Bava Batra (2:3) | Yisrael Bankier | 17 years ago

Properties that open onto a shared area (a courtyard - chatzer) are ripe grounds for disputes. One case is where the activities of one occupant disturbs another. The Mishnah (2:3) discusses activities about which other occupants can rightly object:

... [If] a stall is opened in a chatzer, [the other occupants] can object and say, “We cannot sleep from the noise of the people coming and going.” If someone however makes utensils in their property he must go out and sell them in the market. However [the other occupants] cannot object that they cannot sleep from the sound of the hammer, the sound of the mill, or the sound of the children.

The Gemara (21a) asks what is meant by the “sound of the children”. Its initial assumption that it refers to children coming into the chatzer to enter a shop located there is problematic as the Mishnah itself prevents opening a shop in the chatzer. Rava explains that the sound of the children refers to the sound of the children coming to learn Torah in a school or cheder “after the decree of Yehoshua ben Gamla”. The Gemara continues stating that were it not for his decree, the Torah may have been forgotten from Yisrael.

What is the decree of Yehoshua ben Gamla? The Gemara explains that initially, parents educated their children. However, an orphan would be left uneducated. Recognising this problem, they first instituted schools in Yerushalaim – “ki mitzion tei’tze Torah”. Yet once again, those who could not travel to Yerushalaim missed out. So they instituted that their would be schools in each province. Since these schools were not in every city, students would only join at the ages of sixteen or seventeen. This had the problem that if the Rebbe tried to discipline, the students would just leave. Yehoshua ben Gamla therefore enacted that every city must have a school and children would begin learning there at the ages of six and seven.

The question one may ask is why did Rava state explicitly that the Mishnah’s reference to the sound of children refers to cheders “after the decree of R’ Yehoshua ben Gamla”. What did the decree change?

A simple understanding is that since the decree enforced the availability of schooling everywhere, any complaint about noise was overruled.

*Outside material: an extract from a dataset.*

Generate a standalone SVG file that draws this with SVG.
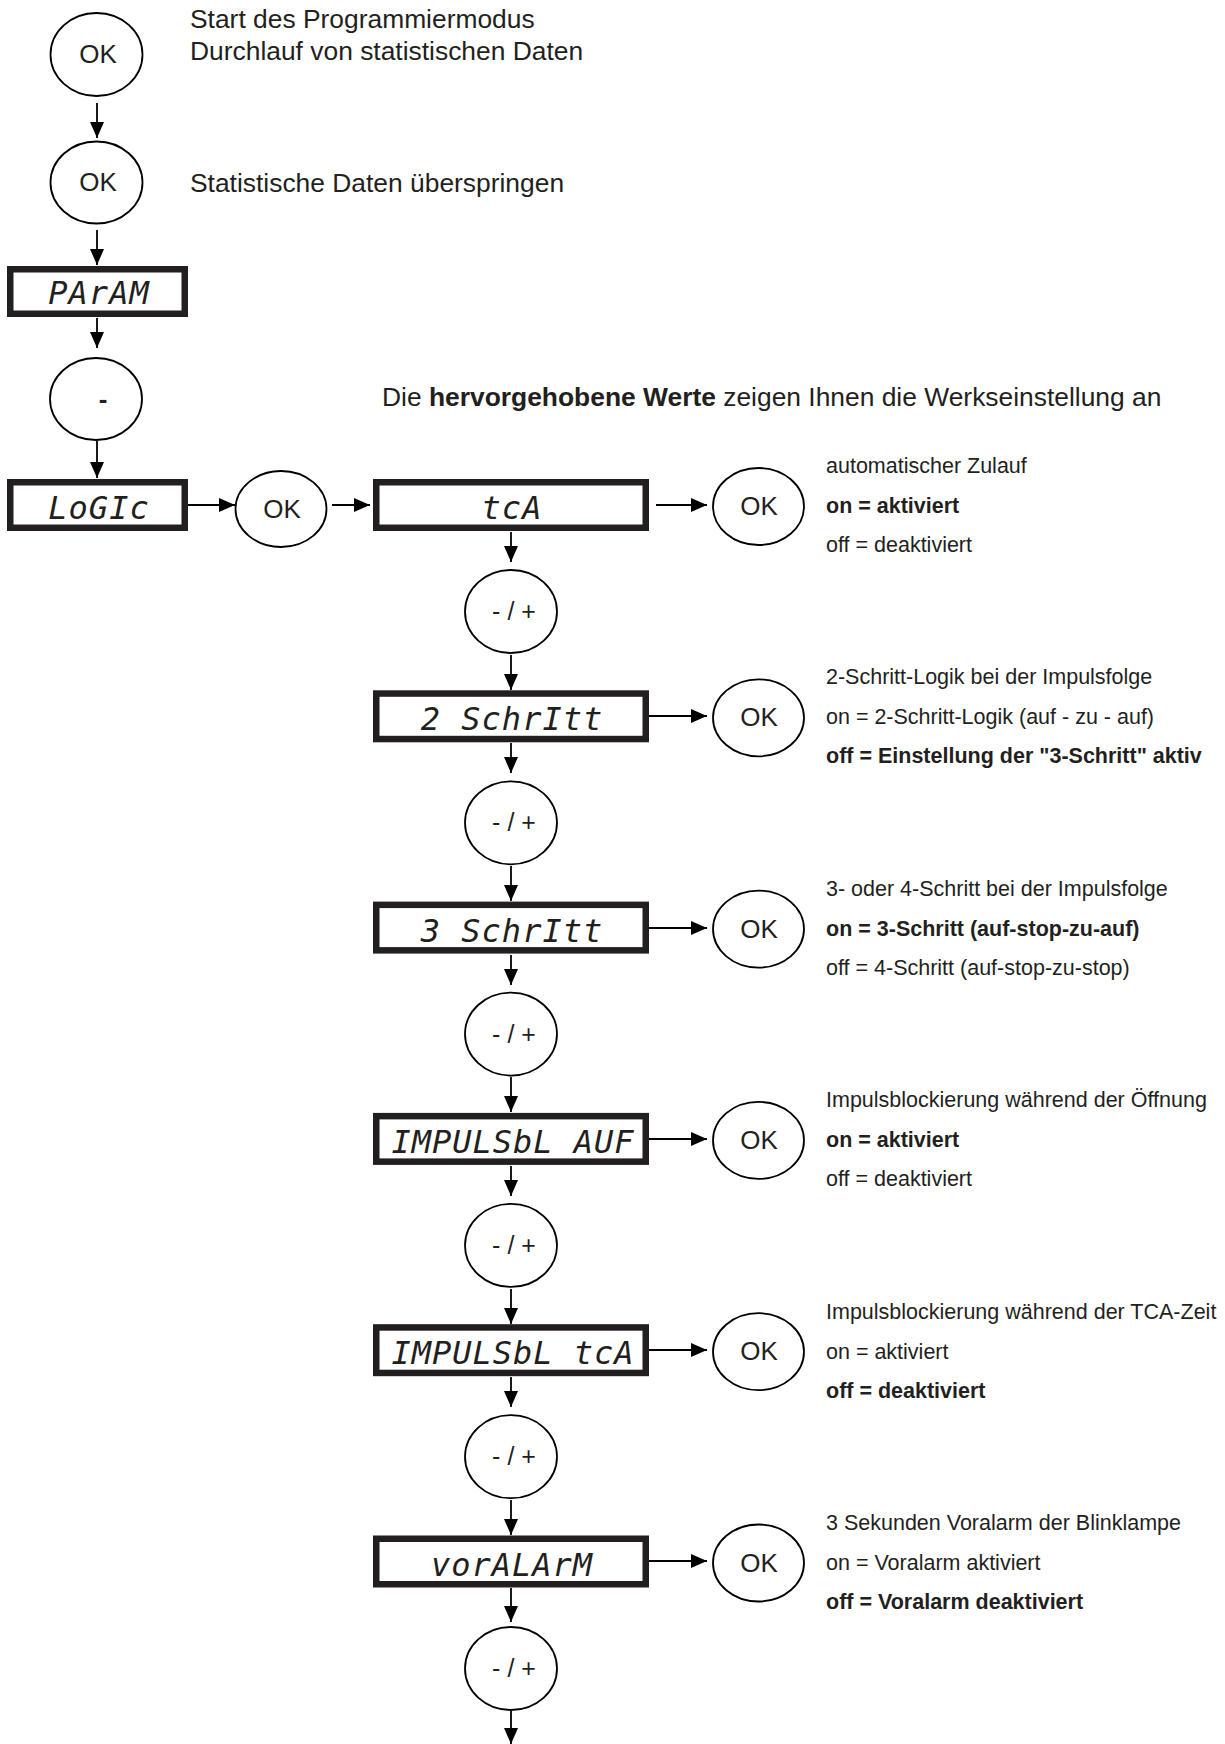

Another understanding is the decree reframed our understanding of educating another’s children. After the decree it became a mitzvah. Once categorised as a mitzvah the other occupants could not object. This is perhaps the understanding of the Tiferet Yisrael who explains that just as one cannot complain about this cheder “it is also the law regarding any matters pertaining to a mitzvah.”

The Bartenura however, when explaining why one cannot object, explains that “it is because [of the concept] ‘magnify Torah and make it glorious’ (yagdil torah veyadir)”. No mention is made however of the takanah. Why? Perhaps one can suggest another fundamental understanding of what R’ Yehoshua ben Gamla introduced. The common denominator of the first two understandings is that the other occupants may complain, but their complaints are overruled. Perhaps one can suggest that what R’ Yehoshua ben Gamla revealed is the absolute essential importance of giving every child a Torah education – of yagdil Torah ve’yadir. The sound generated by the students or by one that is endeavouring to fulfil this is not defined even as noise. There is no complaint. Yagdil Torah ve’yadir!